In an otherwise fractious campaign, the governing Liberals, the Conservatives, and the social-democrats of the NDP unanimously pounced on the Boxing Day shooting in downtown Toronto to try to position themselves as the more reliable “law and order” option.

Broad official support for such a campaign has largely served to strengthen the hand of Stephen Harper’s US Republican-inspired Conservatives, now openly promoted by the Globe and Mail and other key big business mouthpieces as the next government. The Conservatives’ alarmist rhetoric about citizens being randomly picked off the streets by gun-toting criminal gangs, once ridiculed by their “left” political opponents, is now propounded by them.

The Conservatives have made a raft of proposals for greater policing and harsher treatment of criminals. These include trying 14-year-olds as adults in criminal court, rather than juvenile court. (The current minimum age is 16, although provisions already exist for youth as young as 14 to be tried as adults in the case of especially violent crimes.) In addition, the Conservatives have promised to increase mandatory jail sentences for gun crimes, end statutory release of prisoners after serving two-thirds of their sentence, and to press for a constitutional amendment to bar prison inmates from voting.

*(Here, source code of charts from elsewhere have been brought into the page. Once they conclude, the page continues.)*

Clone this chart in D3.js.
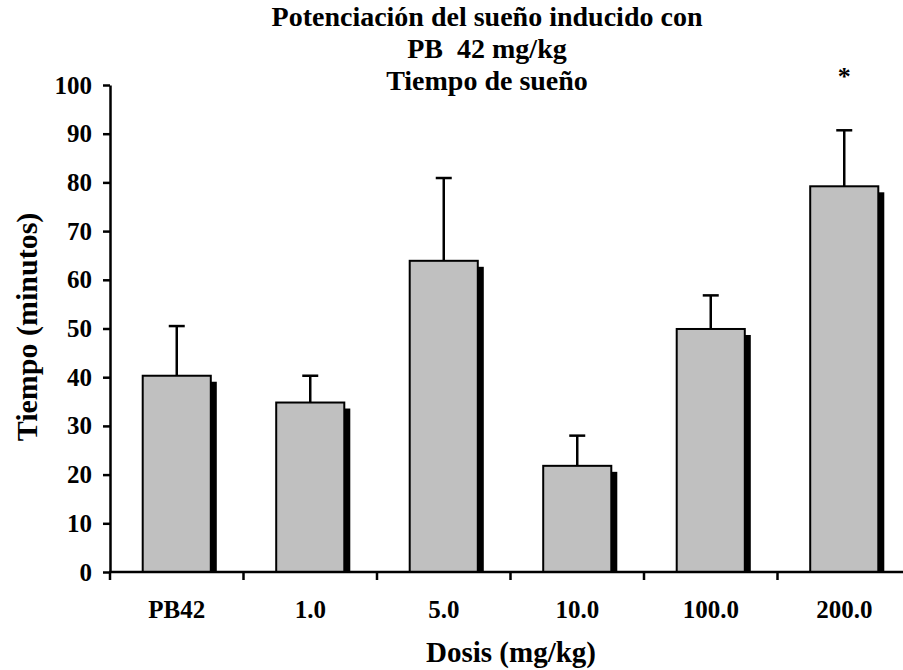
<!DOCTYPE html>
<html>
<head>
<meta charset="utf-8">
<script src="https://cdn.jsdelivr.net/npm/d3@7"></script>
<style>
  body { margin: 0; background: #fff; }
  svg { display: block; font-family: "Liberation Serif", "Times New Roman", serif; font-weight: bold; }
</style>
</head>
<body>
<svg></svg>
<script>
// data
var categories = ["PB42", "1.0", "5.0", "10.0", "100.0", "200.0"];
var means = [40.3, 34.8, 63.9, 21.8, 49.9, 79.2];
var errors = [10.2, 5.5, 17.0, 6.2, 6.9, 11.5];
var marks = ["", "", "", "", "", "*"];
var yTicks = [0, 10, 20, 30, 40, 50, 60, 70, 80, 90, 100];
var titleLines = ["Potenciación del sueño inducido con", "PB  42 mg/kg", "Tiempo de sueño"];

var svg = d3.select("svg").attr("width", 903).attr("height", 670),
    plotLeft = 110, plotRight = 911, plotTop = 85, plotBottom = 572;

var x = d3.scaleBand().domain(categories).range([plotLeft, plotRight])
    .paddingInner(0.49).paddingOuter(0.245);
var y = d3.scaleLinear().domain([0, 100]).range([plotBottom, plotTop]);

var data = categories.map(function(c, i) {
    return {cat: c, mean: means[i], err: errors[i], mark: marks[i]};
});

// title
svg.append("text")
    .attr("x", 487).attr("y", 26)
    .attr("text-anchor", "middle")
    .style("font-size", "28px")
    .style("white-space", "pre")
    .selectAll("tspan")
    .data(titleLines)
    .enter().append("tspan")
    .attr("x", 487)
    .attr("dy", function(d, i) { return i == 0 ? 0 : 32; })
    .text(function(d) { return d; });

// bars: shadow first, then grey box
var bars = svg.append("g").selectAll("g").data(data).enter().append("g");

bars.append("rect")
    .attr("x", function(d) { return x(d.cat) + 6; })
    .attr("y", function(d) { return y(d.mean) + 6; })
    .attr("width", x.bandwidth())
    .attr("height", function(d) { return plotBottom - y(d.mean) - 6; })
    .attr("fill", "#000");

bars.append("rect")
    .attr("x", function(d) { return x(d.cat); })
    .attr("y", function(d) { return y(d.mean); })
    .attr("width", x.bandwidth())
    .attr("height", function(d) { return plotBottom - y(d.mean); })
    .attr("fill", "#c0c0c0")
    .attr("stroke", "#000")
    .attr("stroke-width", 2);

// error bars (upper only)
bars.append("line")
    .attr("x1", function(d) { return x(d.cat) + x.bandwidth() / 2; })
    .attr("x2", function(d) { return x(d.cat) + x.bandwidth() / 2; })
    .attr("y1", function(d) { return y(d.mean); })
    .attr("y2", function(d) { return y(d.mean + d.err); })
    .attr("stroke", "#000").attr("stroke-width", 2.5);

bars.append("line")
    .attr("x1", function(d) { return x(d.cat) + x.bandwidth() / 2 - 8; })
    .attr("x2", function(d) { return x(d.cat) + x.bandwidth() / 2 + 8; })
    .attr("y1", function(d) { return y(d.mean + d.err); })
    .attr("y2", function(d) { return y(d.mean + d.err); })
    .attr("stroke", "#000").attr("stroke-width", 2.5);

bars.append("text")
    .attr("x", function(d) { return x(d.cat) + x.bandwidth() / 2; })
    .attr("y", 85)
    .attr("text-anchor", "middle")
    .style("font-size", "26px")
    .text(function(d) { return d.mark; });

// y axis
var yAxis = svg.append("g")
    .attr("transform", "translate(" + plotLeft + ",0)")
    .call(d3.axisLeft(y).tickValues(yTicks).tickSize(7).tickSizeOuter(0).tickPadding(11));
yAxis.selectAll("path, line").attr("stroke", "#000").attr("stroke-width", 2.5);
yAxis.selectAll("text")
    .style("font-family", "Liberation Serif, serif")
    .style("font-weight", "bold")
    .style("font-size", "25px")
    .attr("fill", "#000");

// x axis: line, ticks at band boundaries, labels at band centres
var xAxis = svg.append("g");
xAxis.append("line")
    .attr("x1", plotLeft - 1).attr("x2", plotRight)
    .attr("y1", plotBottom).attr("y2", plotBottom)
    .attr("stroke", "#000").attr("stroke-width", 2.5);
xAxis.selectAll(".tick")
    .data(d3.range(categories.length + 1))
    .enter().append("line")
    .attr("x1", function(i) { return plotLeft + i * x.step(); })
    .attr("x2", function(i) { return plotLeft + i * x.step(); })
    .attr("y1", plotBottom).attr("y2", plotBottom + 8)
    .attr("stroke", "#000").attr("stroke-width", 2.5);
xAxis.selectAll(".lab")
    .data(categories)
    .enter().append("text")
    .attr("x", function(d) { return x(d) + x.bandwidth() / 2; })
    .attr("y", 618)
    .attr("text-anchor", "middle")
    .style("font-size", "25px")
    .text(function(d) { return d; });

// axis titles
svg.append("text")
    .attr("transform", "translate(37,327) rotate(-90)")
    .attr("text-anchor", "middle")
    .style("font-size", "30px")
    .text("Tiempo (minutos)");

svg.append("text")
    .attr("x", 511).attr("y", 662)
    .attr("text-anchor", "middle")
    .style("font-size", "29px")
    .text("Dosis (mg/kg)");
</script>
</body>
</html>
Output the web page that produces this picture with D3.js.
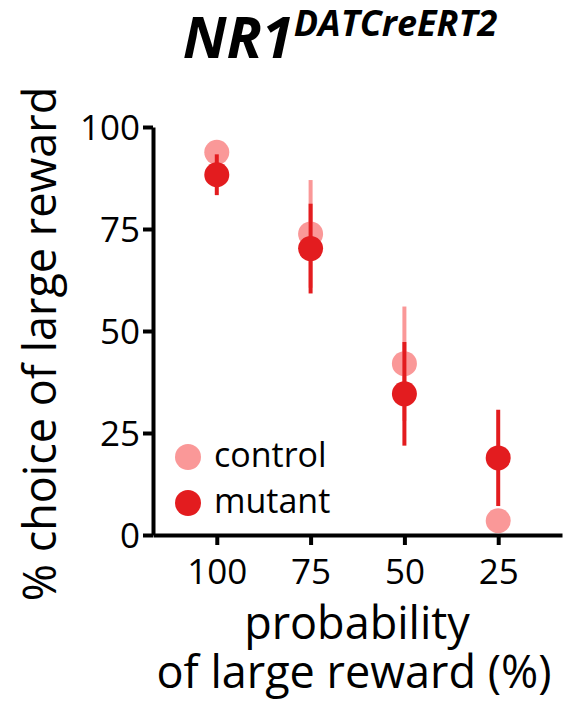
<!DOCTYPE html>
<html>
<head>
<meta charset="utf-8">
<script src="https://cdn.jsdelivr.net/npm/d3@7"></script>
<style>
  body { margin: 0; background: #fff; }
  text { font-family: "Open Sans", sans-serif; fill: #000; }
</style>
</head>
<body>
<svg id="chart"></svg>
<script>
var probs = ['100', '75', '50', '25'];
var controlMean = [93.8, 73.8, 42.0, 3.5];
var controlErr = [2.0, 13.2, 14.0, 2.0];
var mutantMean = [88.3, 70.2, 34.6, 18.9];
var mutantErr = [5.0, 11.0, 12.7, 11.8];
var yTicks = [0, 25, 50, 75, 100];

var series = [
  { name: 'control', color: '#fa9898', mean: controlMean, err: controlErr },
  { name: 'mutant', color: '#e31c1f', mean: mutantMean, err: mutantErr }
];

var svg = d3.select('#chart')
            .attr('width', 565)
            .attr('height', 703);

var x = d3.scalePoint()
          .domain(probs)
          .range([153, 562])
          .padding(0.68);

var y = d3.scaleLinear()
          .domain([0, 100])
          .range([535, 127]);

var xAxis = d3.axisBottom(x)
              .tickSize(10)
              .tickSizeOuter(0)
              .tickPadding(14);

var yAxis = d3.axisLeft(y)
              .tickValues(yTicks)
              .tickSize(10)
              .tickSizeOuter(0)
              .tickPadding(3);

var gx = svg.append('g')
            .attr('transform', 'translate(0,535)')
            .call(xAxis);

var gy = svg.append('g')
            .attr('transform', 'translate(153,0)')
            .call(yAxis);

[gx, gy].forEach(function (g) {
  g.select('.domain').attr('stroke', '#000').attr('stroke-width', 4);
  g.selectAll('.tick line').attr('stroke', '#000').attr('stroke-width', 4);
  g.selectAll('.tick text')
   .style('font-family', '"Open Sans", sans-serif')
   .style('font-size', '35px')
   .attr('fill', '#000');
});
gy.selectAll('.tick text').attr('dy', '0.36em');
gx.selectAll('.tick text').attr('dy', '0.71em');

// error bars then dots, control first so mutant sits on top
series.forEach(function (s) {
  var g = svg.append('g').attr('class', s.name);
  g.selectAll('line')
   .data(probs)
   .join('line')
   .attr('x1', function (d) { return x(d); })
   .attr('x2', function (d) { return x(d); })
   .attr('y1', function (d, i) { return y(s.mean[i] + s.err[i]); })
   .attr('y2', function (d, i) { return y(s.mean[i] - s.err[i]); })
   .attr('stroke', s.color)
   .attr('stroke-width', 4);
  g.selectAll('circle')
   .data(probs)
   .join('circle')
   .attr('cx', function (d) { return x(d); })
   .attr('cy', function (d, i) { return y(s.mean[i]); })
   .attr('r', 12.5)
   .attr('fill', s.color);
});

// legend
var legend = svg.append('g').attr('transform', 'translate(188,457)');
legend.selectAll('circle')
      .data(series)
      .join('circle')
      .attr('cx', 0)
      .attr('cy', function (d, i) { return i * 46; })
      .attr('r', 13)
      .attr('fill', function (d) { return d.color; });
legend.selectAll('text')
      .data(series)
      .join('text')
      .attr('x', 26)
      .attr('y', function (d, i) { return i * 46; })
      .attr('dy', '0.3em')
      .style('font-size', '34px')
      .text(function (d) { return d.name; });

// axis titles
svg.append('text')
   .attr('transform', 'translate(56,344) rotate(-90)')
   .attr('text-anchor', 'middle')
   .style('font-size', '45px')
   .text('% choice of large reward');

svg.append('text')
   .attr('x', 357)
   .attr('y', 639)
   .attr('text-anchor', 'middle')
   .style('font-size', '45px')
   .text('probability');

svg.append('text')
   .attr('x', 354)
   .attr('y', 688)
   .attr('text-anchor', 'middle')
   .style('font-size', '45px')
   .text('of large reward (%)');

// title
var title = svg.append('text')
   .attr('x', 340)
   .attr('y', 58)
   .attr('text-anchor', 'middle')
   .style('font-weight', 'bold')
   .style('font-style', 'italic');
title.append('tspan')
     .style('font-size', '58px')
     .text('NR1');
title.append('tspan')
     .attr('dy', -22)
     .style('font-size', '36px')
     .text('DATCreERT2');
</script>
</body>
</html>
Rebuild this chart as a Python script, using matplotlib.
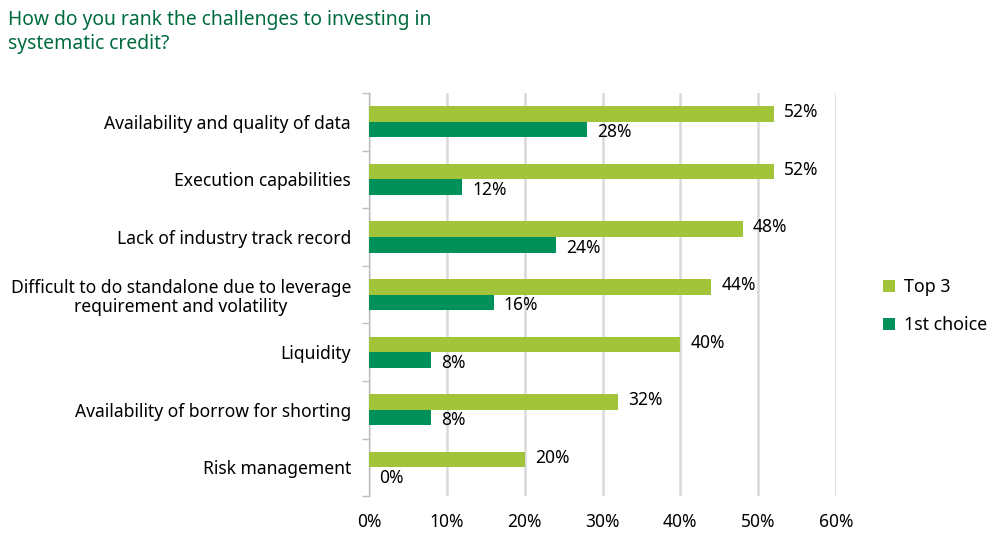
import matplotlib.pyplot as plt
import numpy as np

plt.rcParams['font.family'] = ['Noto Sans', 'DejaVu Sans']

categories = ['Availability and quality of data',
              'Execution capabilities',
              'Lack of industry track record',
              'Difficult to do standalone due to leverage\nrequirement and volatility',
              'Liquidity',
              'Availability of borrow for shorting',
              'Risk management']
top3 = [52, 52, 48, 44, 40, 32, 20]
first_choice = [28, 12, 24, 16, 8, 8, 0]
xticks = [0, 10, 20, 30, 40, 50, 60]

light = '#A2C43A'
dark = '#00905A'

fig = plt.figure(figsize=(10.03, 5.44), dpi=100)
ax = fig.add_axes([0.368, 0.088, 0.4655, 0.741])

y = np.arange(len(categories))
h = 0.27
ax.barh(y - h/2, top3, height=h, color=light, label='Top 3', zorder=3)
ax.barh(y + h/2, first_choice, height=h, color=dark, label='1st choice', zorder=3)

for yi, v in zip(y, top3):
    ax.text(v + 1.3, yi - h/2 - 0.03, f'{v}%', va='center', ha='left', fontsize=12.5, color='black')
for yi, v in zip(y, first_choice):
    ax.text(v + 1.3, yi + h/2 + 0.05, f'{v}%', va='center', ha='left', fontsize=12.5, color='black')

ax.set_xlim(0, 60)
ax.set_ylim(len(categories) - 0.5, -0.5)
ax.set_xticks(xticks)
ax.set_xticklabels([f'{t}%' for t in xticks], fontsize=12.5)
ax.set_yticks(y)
ax.set_yticklabels(categories, fontsize=12.6, linespacing=1.1)
for lbl in ax.get_yticklabels():
    lbl.set_multialignment('center')
ax.set_yticks(np.arange(len(categories) + 1) - 0.5, minor=True)
ax.tick_params(axis='y', which='major', length=0, pad=13)
ax.tick_params(axis='y', which='minor', length=5, color='#BFBFBF', width=1)
ax.tick_params(axis='x', length=0, pad=12)
ax.xaxis.grid(True, color='#D9D9D9', linewidth=1.8, zorder=0)
for s in ['top', 'right', 'bottom']:
    ax.spines[s].set_visible(False)
ax.spines['left'].set_color('#BFBFBF')
ax.spines['left'].set_linewidth(1)

fig.text(0.008, 0.982, 'How do you rank the challenges to investing in\nsystematic credit?',
         fontsize=13.9, color='#006B3F', va='top', ha='left', linespacing=1.3)

fig.legend(loc='center left', bbox_to_anchor=(0.864, 0.437), frameon=False,
           fontsize=12.8, handlelength=0.7, handleheight=0.7, labelspacing=1.1,
           handletextpad=0.5)

fig.savefig('out.png', dpi=100)
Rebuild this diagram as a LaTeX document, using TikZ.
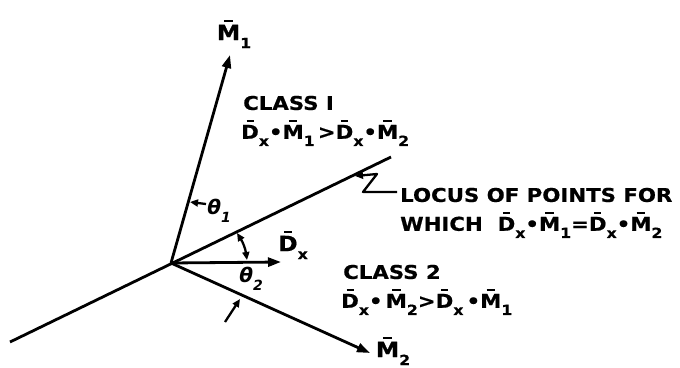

While the Conservatives have advanced the most regressive measures, NDP leader Jack Layton, to the dismay of many of his supporters, has echoed the far right on this issue. In general agreement with the Tory line, the New Democrats have taken up the call for mandatory minimum sentencing and ending the supposed “revolving door” of criminal sentencing. The NDP has also embraced the Liberal proposal of “reverse onus” legislation whereby, contrary to long established norms of jurisprudence, those accused of committing a gun crime will have to prove why they should be released before being granted bail, rather than the state having to show that there are good grounds to believe they will flee or commit another crime. The Liberals themselves admit “reverse onus” would in all likelihood be challenged under Canada’s Charter of Rights and quite possibly struck down by the courts.

While demanding greater federal funding to relieve the plight of poor inner-city youth, Layton could not resist echoing Conservative demands for “long and hard” prison time for criminals. The social democrats have also fed the underlying appeal to anti-immigrant sentiment in the Conservatives law-and-order campaign, by calling for border controls to be tightened to prevent criminal elements from entering Canada and for the arming of border guards.

In the past, the NDP has refrained from such right-wing posturing in favor of a more liberal phraseology if not policy. As on other issues in this campaign, the NDP has rushed to embrace some of the most right-wing policies advanced by its opponents, in this case leaving the separatist Bloc Quebecois to parade as the voice of the left. (Mind you, while the BQ has defended the current juvenile criminal justice system against palpably false right-wing claims that US-style penalties will deter crime, it has also touted Canada’s draconian anti-gang laws as a BQ-led initiative.)

The federal Liberals, while advancing a similar if more modest version of the Tory law-and-order platform, have adopted as their own the Ontario Liberal government’s proposal to outlaw ownership of handguns—a measure that has been ridiculed by the Tories who in turn promise to dismantle the gun registry in Canada, the so-called billion-dollar boondoggle of the previous Chrétien Liberal government, and use the money to hire 1,000 more RCMP officers.

On the local level, Toronto’s NDP-aligned mayor, David Miller, while insisting on harsher treatment of criminals, balanced his remarks with a call for “investing in young people.” He rightly pointed out, “In a lot of our communities, a lot of the social programs over the last decade have been eroded and there are many young people, whether because of discrimination or poverty, who just simply don’t have real opportunities.”

Perception and reality

Conspicuously absent from the abundant press coverage—ostensibly in consideration of the aggrieved families of the victims—is a sober reflection on the true state of violent crime in Canada. Despite the widely publicized number of 52 shooting deaths in Toronto last year, figures from Statistics Canada show that in 2004 the crime rate was 12 percent lower than a decade ago. Other figures show that Canada’s homicide rate did rise 12 percent in 2004, but only after hitting a 36-year low in 2003.

Gun violence in Canada is “much overstated,” observed Edward Greenspan, a well-known criminal lawyer. And the proposed law-and-order provisions, he warned, carry “a risk of innocent people not getting bail or not getting a fair trial.”

Ontario has one of the lowest crime rates in the country. If, as has been suggested, gang violence is growing in Toronto and among immigrant youth in particular, this can be attributed to the deepening social crisis in Canada’s largest urban center. Toronto is characterized by the country’s greatest extremes of wealth and poverty.

The dire situation facing Toronto’s poor can be directly traced to government actions in the latter half of the 1990s when the Harris Tory government eviscerated social programs and scapegoated the poor.

Toronto is also home to the largest immigrant population in the country with a disproportionate number living in poverty. According to Scot Wortley, a criminologist at the University of Toronto, “A very high proportion of the gang members in our studies have come from poor backgrounds and single-parent backgrounds, particularly where the father is completely absent.” It is a known fact that visible minority immigrants experience especially high rates of unemployment and underemployment.

The type of climate created in the aftermath of the Boxing Day shooting is revealed in a lawsuit launched against the Toronto police and one of its officers by black lawyer Jason Bogle. Bogle was stopped by police for no apparent reason in a December 28 incident which began when police surrounded his car in north Toronto. He and his parents are seeking $2.2 million for “false detention, false imprisonment, racial profiling and slander” in an incident which the police have termed a case of mistaken identity.